[EXERCISE AIM] Scan the material that follows. Copy every line containing the word "diagram".

[ROWS]

== == ==

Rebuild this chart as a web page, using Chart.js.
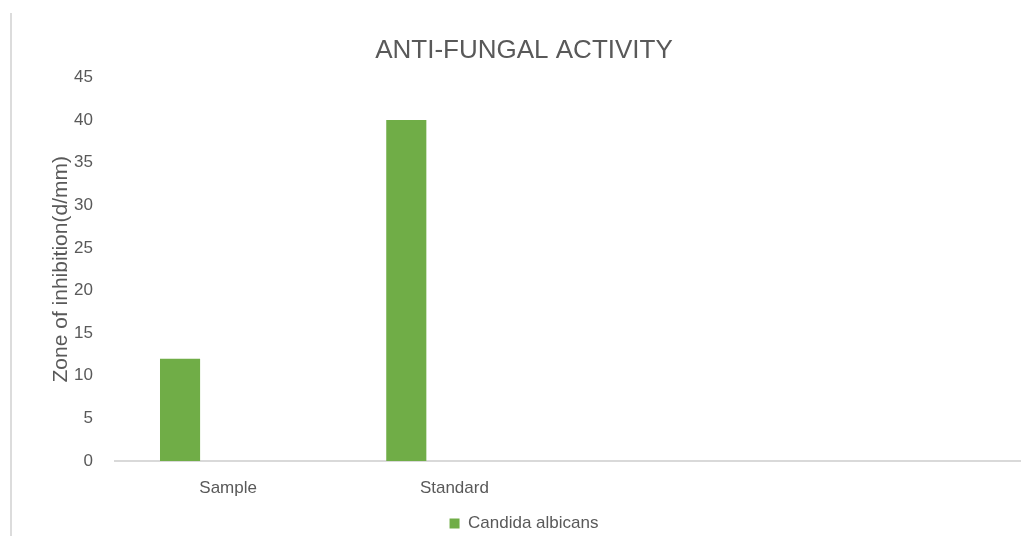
<!DOCTYPE html>
<html>
<head>
<meta charset="utf-8">
<script src="https://cdn.jsdelivr.net/npm/chart.js@4.4.1/dist/chart.umd.min.js"></script>
<style>
  html, body { margin: 0; padding: 0; background: #fff; overflow: hidden; }
  #wrap { position: relative; width: 1032px; height: 542px; }
  #edge { position: absolute; left: 10px; top: 13px; width: 2px; height: 530px; background: #dcdcdc; }
  #mychart { position: absolute; left: 0; top: 0; }
</style>
</head>
<body>
<div id="wrap">
  <div id="edge"></div>
  <canvas id="mychart" width="1032" height="542"></canvas>
</div>
<script>
// data
var categories = ['Sample', 'Standard', '', ''];
var candidaAlbicans = [12, 40, null, null];
var emptySeries = [null, null, null, null];
var yTicks = [0, 5, 10, 15, 20, 25, 30, 35, 40, 45];

var hijau = '#70ad47';
var abu = '#595959';
var garis = '#d9d9d9';
var huruf = "'Liberation Sans', Arial, sans-serif";

var ctx = document.getElementById('mychart').getContext('2d');
var myChart = new Chart(ctx, {
  type: 'bar',
  data: {
    labels: categories,
    datasets: [{
      label: 'Candida albicans',
      data: candidaAlbicans,
      backgroundColor: hijau,
      borderWidth: 0
    }, {
      label: 'Series 2',
      data: emptySeries,
      backgroundColor: '#a5a5a5',
      borderWidth: 0
    }]
  },
  options: {
    responsive: false,
    animation: false,
    categoryPercentage: 0.85,
    barPercentage: 0.417,
    layout: { padding: { left: 28, right: 12, top: 0, bottom: 0 } },
    plugins: {
      title: {
        display: true,
        text: 'ANTI-FUNGAL ACTIVITY',
        color: abu,
        font: { family: huruf, size: 26, weight: 'normal' },
        padding: { top: 35, bottom: 11.3 }
      },
      legend: {
        position: 'bottom',
        labels: {
          filter: function (item) { return item.datasetIndex === 0; },
          boxWidth: 10,
          boxHeight: 10,
          padding: 0,
          color: abu,
          font: { family: huruf, size: 17 }
        }
      },
      tooltip: { enabled: false }
    },
    scales: {
      x: {
        grid: { display: false, drawTicks: false },
        border: { display: true, color: garis, width: 2 },
        ticks: { color: abu, padding: 17, font: { family: huruf, size: 17 } },
        afterFit: function (scale) { scale.height = 54; }
      },
      y: {
        min: 0,
        max: 45,
        afterBuildTicks: function (scale) {
          scale.ticks = yTicks.map(function (v) { return { value: v }; });
        },
        grid: { display: false, drawTicks: false },
        border: { display: false },
        ticks: { color: abu, padding: 22, font: { family: huruf, size: 17 } },
        title: {
          display: true,
          text: 'Zone of inhibition(d/mm)',
          color: abu,
          font: { family: huruf, size: 21 },
          padding: { top: 21, bottom: 0 }
        },
        afterFit: function (scale) { scale.width = 87; }
      }
    }
  }
});
</script>
</body>
</html>
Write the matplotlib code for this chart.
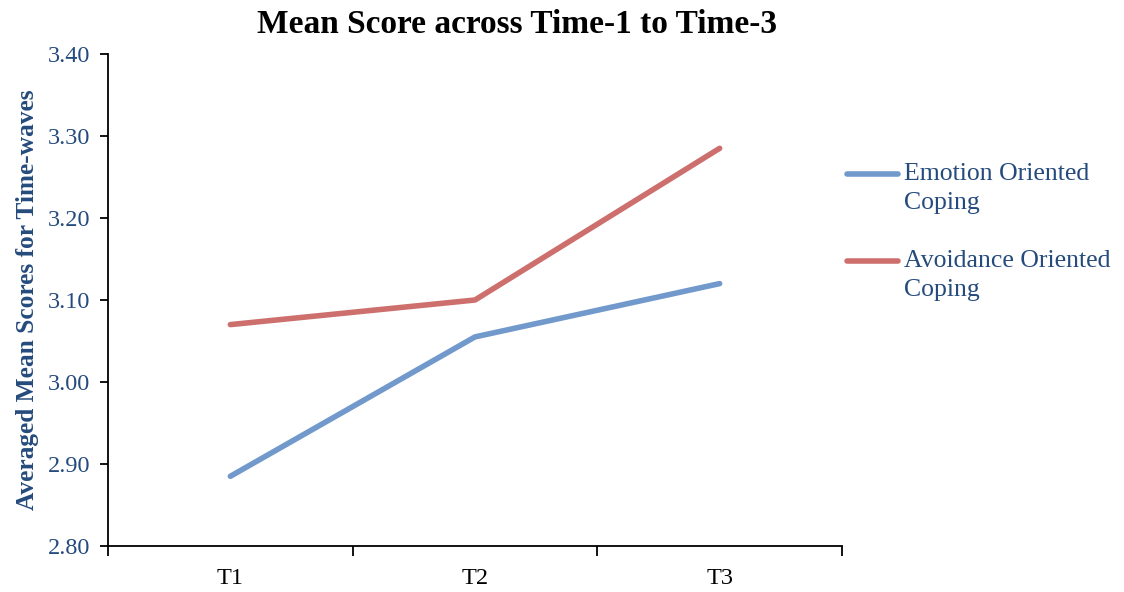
import matplotlib.pyplot as plt
from matplotlib.lines import Line2D

# Mean scores per time-wave
times = ["T1", "T2", "T3"]
emotion = [2.885, 3.055, 3.12]
avoidance = [3.07, 3.10, 3.285]
series_names = [["Emotion Oriented", "Coping"], ["Avoidance Oriented", "Coping"]]
y_ticks = [2.80, 2.90, 3.00, 3.10, 3.20, 3.30, 3.40]

text_blue = "#254b7d"
blue = "#7199cb"
red = "#cc6f6d"

plt.rcParams["font.family"] = ["Liberation Serif", "DejaVu Serif"]

W, H = 1124, 592
fig = plt.figure(figsize=(W / 100, H / 100), dpi=100)
ax = fig.add_axes([108 / W, 46 / H, 734 / W, 492 / H])

x = range(len(times))
ax.plot(x, emotion, color=blue, linewidth=4, solid_capstyle="round")
ax.plot(x, avoidance, color=red, linewidth=4, solid_capstyle="round")

ax.set_xlim(-0.5, len(times) - 0.5)
ax.set_ylim(2.80, 3.40)
ax.set_yticks(y_ticks)
ax.set_yticklabels([f"{v:.2f}" for v in y_ticks], color=text_blue, fontsize=17.5)

# categories between boundary ticks
ax.set_xticks([i - 0.5 for i in range(len(times) + 1)])
ax.set_xticklabels([])
ax.set_xticks(list(x), minor=True)
ax.set_xticklabels(times, minor=True, fontsize=17.5, color="black")
ax.tick_params(axis="x", which="major", length=7, width=1.3, direction="out")
ax.tick_params(axis="x", which="minor", length=0, pad=16)
ax.tick_params(axis="y", length=6, width=1.3, direction="out", pad=7)

for side in ["top", "right"]:
    ax.spines[side].set_visible(False)
for side in ["left", "bottom"]:
    ax.spines[side].set_linewidth(1.3)

ax.set_title("Mean Score across Time-1 to Time-3", fontsize=24,
             fontweight="bold", pad=15, x=0.557)
ax.set_ylabel("Averaged Mean Scores for Time-waves", fontsize=18.3,
              fontweight="bold", color=text_blue, labelpad=6)

# legend drawn beside the plot, line aligned with first text row
for color, lines, ly in [(blue, series_names[0], 174), (red, series_names[1], 261)]:
    fig.add_artist(Line2D([847 / W, 898 / W], [1 - ly / H, 1 - ly / H],
                          color=color, linewidth=4, solid_capstyle="round"))
    for k, line in enumerate(lines):
        fig.text(904 / W, 1 - (ly + 29 * k) / H, line, fontsize=18.5,
                 color=text_blue, va="center", ha="left")

fig.savefig("out.png", dpi=100)
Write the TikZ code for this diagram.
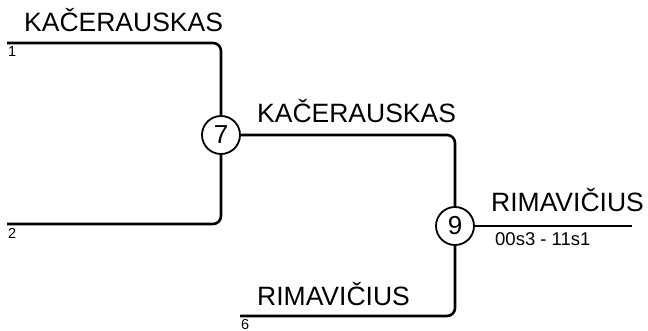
\documentclass[tikz,border=0pt]{standalone}
\usepackage{fontspec}
\setmainfont{Liberation Sans}
\begin{document}
\begin{tikzpicture}[x=1pt,y=-1pt,
  wire/.style={line width=2.6pt,rounded corners=8pt},
  seed/.style={circle,draw,line width=1.8pt,minimum size=38pt,inner sep=0pt,font=\fontsize{26}{30}\selectfont},
  big/.style={anchor=base west,inner sep=0pt,font=\fontsize{26.5}{30}\selectfont},
  small/.style={anchor=base west,inner sep=0pt,font=\fontsize{14.5}{16}\selectfont},
  score/.style={anchor=base west,inner sep=0pt,font=\fontsize{18.5}{20}\selectfont}]
\useasboundingbox (0,0) rectangle (648,331);
\coordinate (p1) at (7,43);
\coordinate (p2) at (7,224);
\coordinate (p6) at (240,316);
\node[seed] (c7) at (221,135) {7};
\node[seed] (c9) at (455,226) {9};
\coordinate (pend) at (632,226);
\draw[wire] (p1) -| (c7);
\draw[wire] (p2) -| (c7);
\draw[wire] (c7) -| (c9);
\draw[wire] (p6) -| (c9);
\draw[wire] (c9) -- (pend);
\node[big] (t1) at (24,32) {KAČERAUSKAS};
\node[small] (n1) at (8,57) {1};
\node[small] (n2) at (8,239) {2};
\node[big] (t7) at (257,123) {KAČERAUSKAS};
\node[big] (t9) at (491,212) {RIMAVIČIUS};
\node[score] (s9) at (495,246) {00s3 - 11s1};
\node[big] (t6) at (257,305) {RIMAVIČIUS};
\node[small] (n6) at (241,329) {6};
\end{tikzpicture}
\end{document}
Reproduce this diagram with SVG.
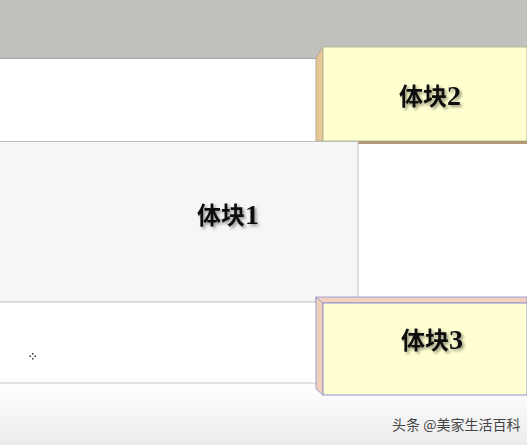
<svg xmlns="http://www.w3.org/2000/svg" width="527" height="445" viewBox="0 0 527 445">
<style>
.lbl{font-family:"Liberation Serif","Noto Sans CJK SC",serif;font-weight:bold;font-size:24px;fill:#111;text-anchor:middle}
.num{font-size:28px}
.wm{font-family:"Noto Sans CJK SC",sans-serif;font-size:14px;fill:#444}
</style>
<defs>
<filter id="sh" x="-20%" y="-20%" width="140%" height="150%">
<feGaussianBlur in="SourceAlpha" stdDeviation="1.5"/>
<feOffset dx="2" dy="2" result="b"/>
<feFlood flood-color="#000" flood-opacity="0.4"/>
<feComposite in2="b" operator="in"/>
<feMerge><feMergeNode/><feMergeNode in="SourceGraphic"/></feMerge>
</filter>
<linearGradient id="bot" x1="0" y1="0" x2="0" y2="1">
<stop offset="0" stop-color="#ffffff"/>
<stop offset="1" stop-color="#ececec"/>
</linearGradient>
</defs>
<rect x="0" y="0" width="527" height="445" fill="#ffffff"/>
<rect x="0" y="0" width="527" height="58" fill="#c0c0bd"/>
<rect x="0" y="383" width="527" height="62" fill="url(#bot)"/>
<g id="slab-top">
<rect x="0" y="58" width="316" height="83" fill="#ffffff"/>
<line x1="0" y1="58.5" x2="316" y2="58.5" stroke="#a8a8a4" stroke-width="1"/>
</g>
<g id="slab-bottom">
<rect x="0" y="302" width="316" height="81" fill="#ffffff"/>
<line x1="0" y1="383" x2="316" y2="383" stroke="#c8c8c8" stroke-width="1.2"/>
</g>
<g id="block2">
<polygon points="316,58 323,47 323,141 316,141" fill="#e8c797" stroke="#a8a08a" stroke-width="0.8"/>
<rect x="323" y="47" width="204" height="94" fill="#ffffcf" stroke="#b8b89a" stroke-width="1"/>
<rect x="316" y="141" width="211" height="3" fill="#b09a78"/>
<text class="lbl" x="430" y="105" filter="url(#sh)">体块<tspan class="num">2</tspan></text>
</g>
<g id="block1">
<rect x="-2" y="141.5" width="360" height="160.5" fill="#f6f7f4" stroke="#bdbdbd" stroke-width="1"/>
<text class="lbl" x="228" y="224" filter="url(#sh)">体块<tspan class="num">1</tspan></text>
</g>
<g id="block3">
<rect x="316" y="297" width="211" height="6" fill="#f3d2bd" stroke="#8f8fcf" stroke-width="0.8"/>
<polygon points="316,297 323,303 323,395 316,389" fill="#f0d0b8" stroke="#8f8fcf" stroke-width="0.8"/>
<rect x="323" y="303" width="204" height="92" fill="#ffffd2" stroke="#8f8fcf" stroke-width="1"/>
<text class="lbl" x="432" y="349" filter="url(#sh)">体块<tspan class="num">3</tspan></text>
</g>
<g id="marker">
<g fill="#333">
<rect x="32" y="353" width="1.5" height="1.5"/>
<rect x="32" y="358" width="1.5" height="1.5"/>
<rect x="29.5" y="355.5" width="1.5" height="1.5"/>
<rect x="34.5" y="355.5" width="1.5" height="1.5"/>
</g>
</g>
<g id="connectors"/>
<text class="wm" x="392" y="430">头条 @美家生活百科</text>
</svg>
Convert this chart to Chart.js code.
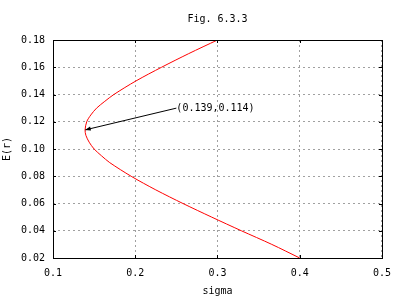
<!DOCTYPE html>
<html>
<head>
<meta charset="utf-8">
<script src="https://cdn.jsdelivr.net/npm/chart.js@4/dist/chart.umd.min.js"></script>
<style>
  html, body { margin: 0; padding: 0; background: #fff; }
</style>
</head>
<body>
<canvas id="chart" width="400" height="300"></canvas>
<script>
// Frontier: sigma (x) vs E(r) (y), top branch down to bottom branch
const sigma = [0.300, 0.265, 0.232, 0.201, 0.174, 0.163, 0.153, 0.146, 0.141, 0.139, 0.140, 0.144, 0.150, 0.159, 0.169, 0.195, 0.225, 0.258, 0.293, 0.329, 0.366, 0.400];
const er    = [0.180, 0.170, 0.160, 0.150, 0.140, 0.135, 0.130, 0.125, 0.120, 0.114, 0.110, 0.105, 0.100, 0.095, 0.090, 0.080, 0.070, 0.060, 0.050, 0.040, 0.030, 0.020];

const xTicks = [0.1, 0.2, 0.3, 0.4, 0.5];
const yTicks = [0.02, 0.04, 0.06, 0.08, 0.10, 0.12, 0.14, 0.16, 0.18];

// Annotation arrow: from label point to the minimum variance point
const arrowFrom = [0.25, 0.13];
const arrowTo = [0.139, 0.114];
const arrowLabel = '(0.139,0.114)';

const FONT = 'DejaVu Sans Mono';
const monoFont = { family: FONT, size: 10 };

const frontier = sigma.map((s, i) => ({ x: s, y: er[i] }));

// border box + inward tick marks on all four sides (gnuplot style)
const framePlugin = {
  id: 'frame',
  afterDatasetsDraw(chart) {
    const { ctx, chartArea: a, scales } = chart;
    ctx.save();
    ctx.strokeStyle = '#000';
    ctx.lineWidth = 1;
    ctx.beginPath();
    xTicks.forEach(v => {
      const px = Math.round(scales.x.getPixelForValue(v)) + 0.5;
      ctx.moveTo(px, a.bottom); ctx.lineTo(px, a.bottom - 3);
      ctx.moveTo(px, a.top); ctx.lineTo(px, a.top + 3);
    });
    yTicks.forEach(v => {
      const py = Math.round(scales.y.getPixelForValue(v)) + 0.5;
      ctx.moveTo(a.left, py); ctx.lineTo(a.left + 3, py);
      ctx.moveTo(a.right, py); ctx.lineTo(a.right - 3, py);
    });
    ctx.stroke();
    ctx.strokeRect(Math.round(a.left) + 0.5, Math.round(a.top) + 0.5,
                   Math.round(a.right - a.left), Math.round(a.bottom - a.top));

    // arrow head + label
    const x = scales.x, y = scales.y;
    const x0 = x.getPixelForValue(arrowFrom[0]), y0 = y.getPixelForValue(arrowFrom[1]);
    const x1 = x.getPixelForValue(arrowTo[0]), y1 = y.getPixelForValue(arrowTo[1]);
    const ang = Math.atan2(y1 - y0, x1 - x0);
    const len = 6, spread = 0.35;
    ctx.fillStyle = '#000';
    ctx.beginPath();
    ctx.moveTo(x1, y1);
    ctx.lineTo(x1 - len * Math.cos(ang - spread), y1 - len * Math.sin(ang - spread));
    ctx.lineTo(x1 - len * Math.cos(ang + spread), y1 - len * Math.sin(ang + spread));
    ctx.closePath();
    ctx.fill();

    ctx.font = '10px "' + FONT + '"';
    ctx.textAlign = 'left';
    ctx.textBaseline = 'middle';
    ctx.fillText(arrowLabel, x0, y0);
    ctx.restore();
  }
};

const grid = {
  color: '#a0a0a0',
  lineWidth: 1,
  drawTicks: false
};

new Chart(document.getElementById('chart'), {
  type: 'scatter',
  data: {
    datasets: [
      {
        data: frontier,
        showLine: true,
        borderColor: '#ff0000',
        borderWidth: 1,
        pointRadius: 0,
        tension: 0.3
      },
      {
        data: [{ x: arrowFrom[0], y: arrowFrom[1] }, { x: arrowTo[0], y: arrowTo[1] }],
        showLine: true,
        borderColor: '#000',
        borderWidth: 1,
        pointRadius: 0
      }
    ]
  },
  options: {
    responsive: false,
    animation: false,
    events: [],
    layout: { padding: { left: 0, right: 18, top: 0, bottom: 0 } },
    plugins: {
      legend: { display: false },
      tooltip: { enabled: false },
      title: {
        display: true,
        fullSize: false,
        text: 'Fig. 6.3.3',
        color: '#000',
        font: { family: FONT, size: 10, weight: 'normal' },
        padding: { top: 13, bottom: 15 }
      }
    },
    scales: {
      x: {
        type: 'linear',
        min: 0.1,
        max: 0.5,
        afterFit: s => { s.height = 42; },
        afterBuildTicks: s => { s.ticks = xTicks.map(v => ({ value: v })); },
        grid: grid,
        border: { display: false, dash: [2, 3] },
        ticks: {
          color: '#000',
          font: monoFont,
          padding: 9,
          maxRotation: 0,
          callback: v => v.toFixed(1)
        },
        title: {
          display: true,
          text: 'sigma',
          color: '#000',
          font: monoFont,
          padding: { top: 0, bottom: 3 }
        }
      },
      y: {
        type: 'linear',
        min: 0.02,
        max: 0.18,
        afterFit: s => { s.width = 53; },
        afterBuildTicks: s => { s.ticks = yTicks.map(v => ({ value: v })); },
        grid: grid,
        border: { display: false, dash: [2, 3] },
        ticks: {
          color: '#000',
          font: monoFont,
          padding: 8,
          callback: v => v.toFixed(2)
        },
        title: {
          display: true,
          text: 'E(r)',
          color: '#000',
          font: monoFont,
          padding: { top: 1, bottom: 0 }
        }
      }
    }
  },
  plugins: [framePlugin]
});
</script>
</body>
</html>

== == ==

[ANSWER IN FULL]
Write the TikZ code for this diagram.
Reproduce this diagram with SVG.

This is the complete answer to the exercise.